JOB — Repeat the listing that follows, character for character, minus the pictures.

DATASET SECTION —
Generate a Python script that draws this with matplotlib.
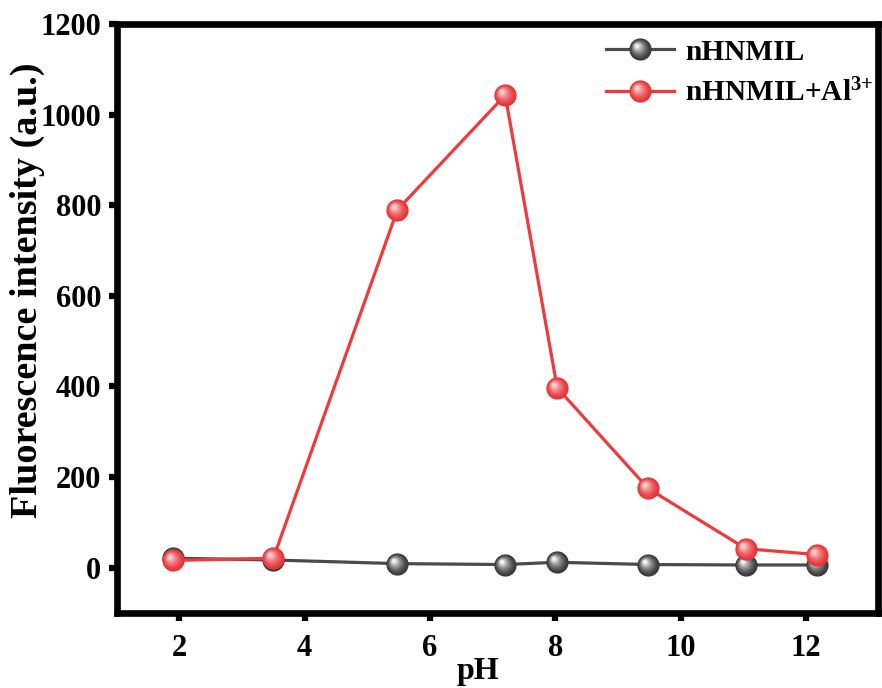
import matplotlib
matplotlib.use("Agg")
import matplotlib.pyplot as plt
import numpy as np
from matplotlib.path import Path
from matplotlib.colors import to_rgb
from matplotlib.legend_handler import HandlerTuple

plt.rcParams['font.family'] = ['Liberation Serif', 'DejaVu Serif']
plt.rcParams['font.weight'] = 'bold'
plt.rcParams['mathtext.fontset'] = 'custom'
plt.rcParams['mathtext.rm'] = 'Liberation Serif:bold'
plt.rcParams['mathtext.it'] = 'Liberation Serif:bold'
plt.rcParams['mathtext.bf'] = 'Liberation Serif:bold'

# pH series and intensities
ph = [1.9, 3.5, 5.48, 7.2, 8.03, 9.48, 11.04, 12.17]
free_ligand = [21, 17, 9, 7, 12, 7, 6, 6]
with_al = [16, 21, 790, 1043, 397, 175, 42, 29]

labels = ['nHNMIL', r'nHNMIL+Al$^{3{+}}$']
x_ticks = [2, 4, 6, 8, 10, 12]
y_ticks = [0, 200, 400, 600, 800, 1000, 1200]

BALL = 16  # marker diameter in points


def circle_path(cx, cy, r, n=64):
    t = np.linspace(0, 2 * np.pi, n)
    verts = np.column_stack([cx + r * np.cos(t), cy + r * np.sin(t)])
    codes = [Path.MOVETO] + [Path.LINETO] * (n - 2) + [Path.CLOSEPOLY]
    return Path(verts, codes)


def blend(c1, c2, t):
    a, b = np.array(to_rgb(c1)), np.array(to_rgb(c2))
    return tuple(a + (b - a) * t)


def shaded_balls(ax, x, y, base, light, zorder, layers=12):
    """Draw markers as shaded spheres: stacked discs shrinking toward an upper-left highlight."""
    handles = []
    for i in range(layers):
        t = i / (layers - 1)
        r = 1.0 - 0.84 * t
        c = 0.32 * t
        if c == 0:
            marker = 'o'
            ms = BALL
        else:
            marker = circle_path(-c, c, r)
            ms = BALL * (c + r)
        col = blend(base, light, t ** 1.5)
        h, = ax.plot(x, y, linestyle='none', marker=marker, markersize=ms,
                     markerfacecolor=col, markeredgewidth=0, zorder=zorder + i * 0.01)
        handles.append(h)
    return handles


fig, ax = plt.subplots(figsize=(8.82, 6.88), dpi=100)
fig.subplots_adjust(left=0.1323, right=0.9955, top=0.965, bottom=0.109)

black_line, = ax.plot(ph, free_ligand, color='#4a4a4a', linewidth=2.3, zorder=2)
black_balls = shaded_balls(ax, ph, free_ligand, '#3a3a3a', '#f4f4f4', zorder=3)
red_line, = ax.plot(ph, with_al, color='#ee3a3d', linewidth=2.3, zorder=4)
red_balls = shaded_balls(ax, ph, with_al, '#e63438', '#fbd3d5', zorder=5)

ax.set_xlim(1, 13.15)
ax.set_ylim(-100, 1200)
ax.set_xticks(x_ticks)
ax.set_yticks(y_ticks)

for side in ['left', 'right', 'top', 'bottom']:
    ax.spines[side].set_linewidth(4.8)
ax.tick_params(direction='out', length=6, width=4.5, labelsize=22)
ax.tick_params(axis='x', pad=9)
ax.tick_params(axis='y', pad=5)
for lab in ax.get_xticklabels() + ax.get_yticklabels():
    lab.set_fontweight('bold')

ax.set_xlabel('pH', fontsize=23, fontweight='bold', labelpad=-4)
ax.set_ylabel('Fluorescence intensity (a.u.)', fontsize=27.5, fontweight='bold', labelpad=-3)
ax.xaxis.label.set_x(0.475)
ax.yaxis.label.set_y(0.548)

leg = ax.legend([tuple([black_line] + black_balls), tuple([red_line] + red_balls)], labels,
                handler_map={tuple: HandlerTuple(ndivide=1)},
                loc='upper left', frameon=False, numpoints=1,
                prop={'size': 21.2, 'weight': 'bold'},
                handlelength=2.3, handletextpad=0.37, labelspacing=0.45,
                borderaxespad=0.1, bbox_to_anchor=(0.624, 1.0))

fig.savefig('out.png', dpi=100)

WORKED SOLUTION —
Generate a Python script that draws this with matplotlib.
import matplotlib
matplotlib.use("Agg")
import matplotlib.pyplot as plt
import numpy as np
from matplotlib.path import Path
from matplotlib.colors import to_rgb
from matplotlib.legend_handler import HandlerTuple

plt.rcParams['font.family'] = ['Liberation Serif', 'DejaVu Serif']
plt.rcParams['font.weight'] = 'bold'
plt.rcParams['mathtext.fontset'] = 'custom'
plt.rcParams['mathtext.rm'] = 'Liberation Serif:bold'
plt.rcParams['mathtext.it'] = 'Liberation Serif:bold'
plt.rcParams['mathtext.bf'] = 'Liberation Serif:bold'

# pH series and intensities
ph = [1.9, 3.5, 5.48, 7.2, 8.03, 9.48, 11.04, 12.17]
free_ligand = [21, 17, 9, 7, 12, 7, 6, 6]
with_al = [16, 21, 790, 1043, 397, 175, 42, 29]

labels = ['nHNMIL', r'nHNMIL+Al$^{3{+}}$']
x_ticks = [2, 4, 6, 8, 10, 12]
y_ticks = [0, 200, 400, 600, 800, 1000, 1200]

BALL = 16  # marker diameter in points


def circle_path(cx, cy, r, n=64):
    t = np.linspace(0, 2 * np.pi, n)
    verts = np.column_stack([cx + r * np.cos(t), cy + r * np.sin(t)])
    codes = [Path.MOVETO] + [Path.LINETO] * (n - 2) + [Path.CLOSEPOLY]
    return Path(verts, codes)


def blend(c1, c2, t):
    a, b = np.array(to_rgb(c1)), np.array(to_rgb(c2))
    return tuple(a + (b - a) * t)


def shaded_balls(ax, x, y, base, light, zorder, layers=12):
    """Draw markers as shaded spheres: stacked discs shrinking toward an upper-left highlight."""
    handles = []
    for i in range(layers):
        t = i / (layers - 1)
        r = 1.0 - 0.84 * t
        c = 0.32 * t
        if c == 0:
            marker = 'o'
            ms = BALL
        else:
            marker = circle_path(-c, c, r)
            ms = BALL * (c + r)
        col = blend(base, light, t ** 1.5)
        h, = ax.plot(x, y, linestyle='none', marker=marker, markersize=ms,
                     markerfacecolor=col, markeredgewidth=0, zorder=zorder + i * 0.01)
        handles.append(h)
    return handles


fig, ax = plt.subplots(figsize=(8.82, 6.88), dpi=100)
fig.subplots_adjust(left=0.1323, right=0.9955, top=0.965, bottom=0.109)

black_line, = ax.plot(ph, free_ligand, color='#4a4a4a', linewidth=2.3, zorder=2)
black_balls = shaded_balls(ax, ph, free_ligand, '#3a3a3a', '#f4f4f4', zorder=3)
red_line, = ax.plot(ph, with_al, color='#ee3a3d', linewidth=2.3, zorder=4)
red_balls = shaded_balls(ax, ph, with_al, '#e63438', '#fbd3d5', zorder=5)

ax.set_xlim(1, 13.15)
ax.set_ylim(-100, 1200)
ax.set_xticks(x_ticks)
ax.set_yticks(y_ticks)

for side in ['left', 'right', 'top', 'bottom']:
    ax.spines[side].set_linewidth(4.8)
ax.tick_params(direction='out', length=6, width=4.5, labelsize=22)
ax.tick_params(axis='x', pad=9)
ax.tick_params(axis='y', pad=5)
for lab in ax.get_xticklabels() + ax.get_yticklabels():
    lab.set_fontweight('bold')

ax.set_xlabel('pH', fontsize=23, fontweight='bold', labelpad=-4)
ax.set_ylabel('Fluorescence intensity (a.u.)', fontsize=27.5, fontweight='bold', labelpad=-3)
ax.xaxis.label.set_x(0.475)
ax.yaxis.label.set_y(0.548)

leg = ax.legend([tuple([black_line] + black_balls), tuple([red_line] + red_balls)], labels,
                handler_map={tuple: HandlerTuple(ndivide=1)},
                loc='upper left', frameon=False, numpoints=1,
                prop={'size': 21.2, 'weight': 'bold'},
                handlelength=2.3, handletextpad=0.37, labelspacing=0.45,
                borderaxespad=0.1, bbox_to_anchor=(0.624, 1.0))

fig.savefig('out.png', dpi=100)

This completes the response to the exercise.